Jorge Manuel Lopes

Eletrónica de alta densidade


Pandemia ultrapassada mas não esquecida, a cantautora, multi-instrumentista e produtora colombiana Gabriela Jimeno Caldas, aliás Ela Minus, tornou-se temporariamente nómada na feitura do segundo álbum, “Día” (Domino/Popstock), chegado cinco anos após a estreia com “Acts of rebellion”. A inspiração chegou-lhe em trânsito entre os dois extremos costeiros dos EUA (país para onde se mudou em 2009), a que se seguiram Cidade do México e Londres. Tudo parece ter ajudado num processo de rasgar caminhos, interiores e exteriores, investindo por caminhos estéticos/sónicos até agora inexplorados.
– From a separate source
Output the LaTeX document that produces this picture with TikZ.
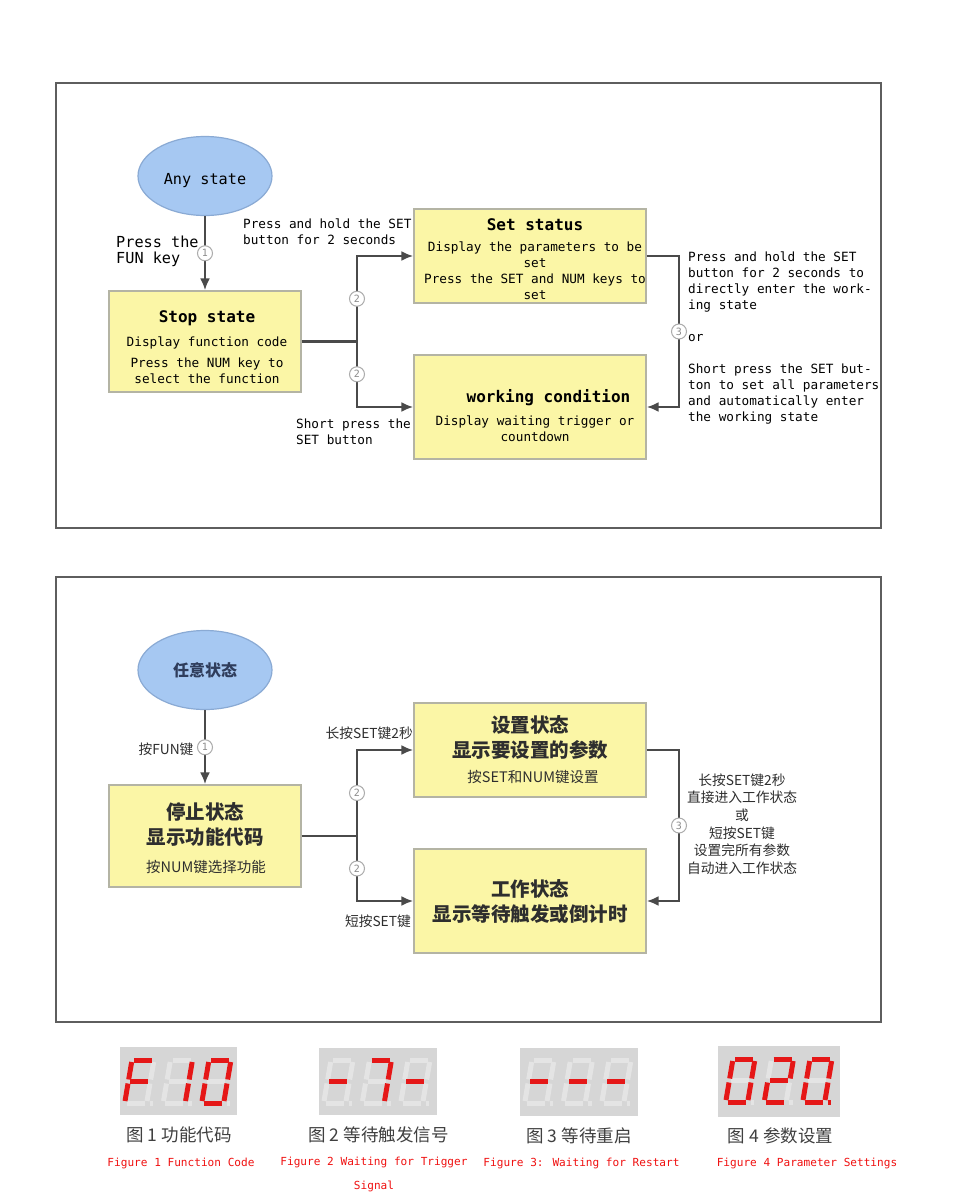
\documentclass[tikz,border=0pt]{standalone}
\usepackage{fontspec}
\usetikzlibrary{arrows.meta,shapes.geometric}
\newfontfamily\enfont{DejaVu Sans Mono}
\newfontfamily\cjk{Noto Sans CJK SC}
\definecolor{boxfill}{HTML}{FBF6A6}
\definecolor{boxline}{HTML}{B4B4A4}
\definecolor{ellfill}{HTML}{A6C8F2}
\definecolor{ellline}{HTML}{8AAAD4}
\definecolor{wiregray}{HTML}{4A4A4A}
\definecolor{panelgray}{HTML}{5E5E5E}
\definecolor{segbg}{HTML}{D6D6D6}
\definecolor{segoff}{HTML}{E4E4E4}
\definecolor{segred}{HTML}{E51717}
\definecolor{capgray}{HTML}{404040}
\definecolor{capred}{HTML}{F01010}
\definecolor{cjkgray}{HTML}{2E2E2E}
\definecolor{navytxt}{HTML}{2F3D5C}
\tikzset{
  panel/.style={draw=panelgray, line width=2pt},
  statebox/.style={draw=boxline, fill=boxfill, line width=1.2pt, inner sep=0pt},
  stateell/.style={ellipse, draw=ellline, fill=ellfill, line width=1.2pt, minimum width=134pt, minimum height=79pt, inner sep=0pt},
  wire/.style={draw=wiregray, line width=2.5pt},
  wirearr/.style={wire, -{Latex[length=12pt,width=10pt]}},
  cnum/.style={circle, draw=gray!65, fill=white, line width=1pt, text=gray!90, minimum size=15pt, inner sep=0pt, font=\enfont\fontsize{10}{10}\selectfont},
  entxt/.style={font=\enfont\fontsize{12.7}{16}\selectfont, inner sep=0pt},
  cnhead/.style={font=\cjk\bfseries\fontsize{19.5}{25}\selectfont, text=cjkgray, inner sep=0pt, align=center},
  cnsmall/.style={font=\cjk\fontsize{14.5}{17}\selectfont, text=cjkgray, inner sep=0pt},
  cnlabel/.style={font=\cjk\fontsize{13.75}{17.6}\selectfont, text=cjkgray, inner sep=0pt, align=center},
  capcn/.style={font=\cjk\fontsize{17.5}{18}\selectfont, text=capgray, inner sep=0pt},
  capen/.style={font=\enfont\fontsize{11.1}{23.5}\selectfont, text=capred, inner sep=0pt},
  segunlit/.style={draw=segoff, line width=5pt},
  seglit/.style={draw=segred, line width=5pt}
}
\newcommand{\segdigit}[3]{%
  \begin{scope}[shift={(#1,#2)}, xslant=0.17]
    \coordinate (a1) at (2,0);     \coordinate (a2) at (20,0);
    \coordinate (b1) at (22,2);    \coordinate (b2) at (22,19.5);
    \coordinate (c1) at (22,23.5); \coordinate (c2) at (22,41);
    \coordinate (d1) at (2,43);    \coordinate (d2) at (20,43);
    \coordinate (e1) at (0,23.5);  \coordinate (e2) at (0,41);
    \coordinate (f1) at (0,2);     \coordinate (f2) at (0,19.5);
    \coordinate (g1) at (2,21.5);  \coordinate (g2) at (20,21.5);
    \coordinate (p1) at (25,43);   \coordinate (p2) at (28.5,43);
    \foreach \s in {a,b,c,d,e,f,g,p} \draw[segunlit] (\s1) -- (\s2);
    \foreach \s in {#3} \draw[seglit] (\s1) -- (\s2);
  \end{scope}}

\begin{document}
\begin{tikzpicture}[x=1pt, y=-1pt]
\useasboundingbox (0,0) rectangle (954,1200);
\fill[white] (0,0) rectangle (954,1200);
\draw[panel] (56,83) rectangle (881,528);
\draw[panel] (56,577) rectangle (881,1022);

\node[stateell, font=\enfont\fontsize{15.2}{16}\selectfont, text height=17pt, text depth=0pt] (D1N0) at (205,176) {Any state};
\node[statebox, minimum width=192pt, minimum height=101pt] (D1N1) at (205,341.5) {};
\node[statebox, minimum width=232pt, minimum height=94pt] (D1N2) at (530,256) {};
\node[statebox, minimum width=232pt, minimum height=104pt] (D1N3) at (530,407) {};
\node[entxt, align=center] (D1T1) at (207,347) {{\bfseries\fontsize{16}{16}\selectfont Stop state}\\[8pt]Display function code\\[5pt]Press the NUM key to\\select the function};
\node[entxt, align=center] (D1T2) at (535,259.5) {{\bfseries\fontsize{16}{16}\selectfont Set status}\\[5pt]Display the parameters to be\\set\\Press the SET and NUM keys to\\set};
\node[entxt, align=center] (D1T3) at (535,415.5) {{\bfseries\fontsize{16}{16}\selectfont\hspace*{27pt}working condition}\\[7pt]Display waiting trigger or\\countdown};
\coordinate (D1J) at (357,341.5);
\coordinate (D1JU) at (357,256);
\coordinate (D1JD) at (357,407);
\coordinate (D1R1) at (679,256);
\coordinate (D1R2) at (679,407);
\draw[wirearr] (D1N0) -- (D1N1) node (D1C1) [midway, cnum] {1};
\draw[wire] (D1N1) -- (D1J);
\draw[wirearr] (D1J) -- (D1JU) node (D1C2) [midway, cnum] {2} -- (D1N2);
\draw[wirearr] (D1J) -- (D1JD) node (D1C3) [midway, cnum] {2} -- (D1N3);
\draw[wirearr] (D1N2) -- (D1R1) -- (D1R2) node (D1C4) [midway, cnum] {3} -- (D1N3);
\node[entxt, font=\enfont\fontsize{15.2}{16}\selectfont, align=left, anchor=west] (D1L1) at (116,251) {Press the\\FUN key};
\node[entxt, align=left, anchor=west] (D1L2) at (243,231.5) {Press and hold the SET\\button for 2 seconds};
\node[entxt, align=left, anchor=west] (D1L3) at (296,432) {Short press the\\SET button};
\node[entxt, align=left, anchor=west] (D1L4) at (688,338) {Press and hold the SET\\button for 2 seconds to\\directly enter the work-\\ing state\\[16pt]or\\[16pt]Short press the SET but-\\ton to set all parameters\\and automatically enter\\the working state};

\node[stateell, font=\cjk\bfseries\fontsize{16}{16}\selectfont, text=navytxt] (D2N0) at (205,670) {任意状态};
\node[statebox, minimum width=192pt, minimum height=102pt] (D2N1) at (205,836) {};
\node[statebox, minimum width=232pt, minimum height=94pt] (D2N2) at (530,750) {};
\node[statebox, minimum width=232pt, minimum height=104pt] (D2N3) at (530,901) {};
\node[cnhead] (D2T1) at (205,824) {停止状态\\显示功能代码};
\node[cnsmall] (D2T1b) at (206,867) {按NUM键选择功能};
\node[cnhead] (D2T2) at (530,737.5) {设置状态\\显示要设置的参数};
\node[cnsmall] (D2T2b) at (533,777) {按SET和NUM键设置};
\node[cnhead] (D2T3) at (530,901.5) {工作状态\\显示等待触发或倒计时};
\coordinate (D2J) at (357,836);
\coordinate (D2JU) at (357,750);
\coordinate (D2JD) at (357,901);
\coordinate (D2R1) at (679,750);
\coordinate (D2R2) at (679,901);
\draw[wirearr] (D2N0) -- (D2N1) node (D2C1) [midway, cnum] {1};
\draw[wire] (D2N1) -- (D2J);
\draw[wirearr] (D2J) -- (D2JU) node (D2C2) [midway, cnum] {2} -- (D2N2);
\draw[wirearr] (D2J) -- (D2JD) node (D2C3) [midway, cnum] {2} -- (D2N3);
\draw[wirearr] (D2N2) -- (D2R1) -- (D2R2) node (D2C4) [midway, cnum] {3} -- (D2N3);
\node[cnlabel] (D2L1) at (166,749) {按FUN键};
\node[cnlabel, anchor=east] (D2L2) at (413,733) {长按SET键2秒};
\node[cnlabel, anchor=east] (D2L3) at (411,921) {短按SET键};
\node[cnlabel] (D2L4) at (742,824) {长按SET键2秒\\直接进入工作状态\\或\\短按SET键\\设置完所有参数\\自动进入工作状态};

\fill[segbg] (120,1047) rectangle (237,1115);
\segdigit{132}{1060}{a,e,f,g}
\segdigit{170.5}{1060}{b,c}
\segdigit{209}{1060}{a,b,c,d,e,f}
\fill[segbg] (319,1048) rectangle (437,1115);
\segdigit{331}{1060}{g}
\segdigit{369.5}{1060}{a,b,c}
\segdigit{408}{1060}{g}
\fill[segbg] (520,1048) rectangle (638,1116);
\segdigit{532}{1060}{g}
\segdigit{570.5}{1060}{g}
\segdigit{609}{1060}{g}
\fill[segbg] (718,1046) rectangle (840,1117);
\segdigit{733}{1059}{a,b,c,d,e,f}
\segdigit{771.5}{1059}{a,b,g,e,d}
\segdigit{810}{1059}{a,b,c,d,e,f,p}
\node[capcn] (F1C) at (179,1135) {图 1 功能代码};
\node[capen] (F1E) at (181,1163) {Figure 1 Function Code};
\node[capcn] (F2C) at (378.5,1135) {图 2 等待触发信号};
\node[capen, align=center] (F2E) at (374,1174.5) {Figure 2 Waiting for Trigger\\Signal};
\node[capcn] (F3C) at (579,1136) {图 3 等待重启};
\node[capen] (F3E) at (581.5,1163) {Figure 3: Waiting for Restart};
\node[capcn] (F4C) at (780.5,1136) {图 4 参数设置};
\node[capen] (F4E) at (807,1163) {Figure 4 Parameter Settings};
\end{tikzpicture}
\end{document}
Ela Minus é adepta da música eletrónica com instrumentação palpável, sejam sintetizadores analógicos, sejam caixas de ritmos. O início de “Abrir monte”, também o início de “Día”, alinha acordes cinemáticos orquestrais para acompanhar uma paisagem retrofuturista vista em VHS, antes de introduzir uma pulsação que a traz, pé ante pé, para um tempo presente, ainda não dançável. Isso vem depois: “Broken” é synthpop polar mas com batida olímpica, lava e gelo incandescentes, características recorrentes no álbum. Nada de distanciamento emocional na entrega vocal de Ela, controlada mas catártica. “Broken” revela-se uma pequena mas brilhante pérola de canção noturna, um banho de euforia que se repete com igual brilhantismo em “Qqqq” – o suspense anunciando no refrão, que quando chega não mais desaparece, pede para ser escutado numa grande superfície dançante e quase às escuras. Noutros momentos, o álbum revela-se gótico, caso de “Idols”, e quase litúrgico-barroco na elevada densidade das camadas de som em “Idk”. A espaços, Ela Minus joga a carta do inglês como segunda língua (alguns temas são entoados em espanhol), uma característica que esculpe para tirar proveito estético. Pelo canto e pelo resto, não estranharia que tivesse em boa conta Björk, Robyn e Charli XCX, ou Nico e Anne Clark. “Combat”, a fechar, retoma, agora sob a forma de canção espessa de efeitos, os motivos fílmicos da faixa de abertura. Elasticidade criativa e bem focada de Ela Minus merece atenção presente e futura.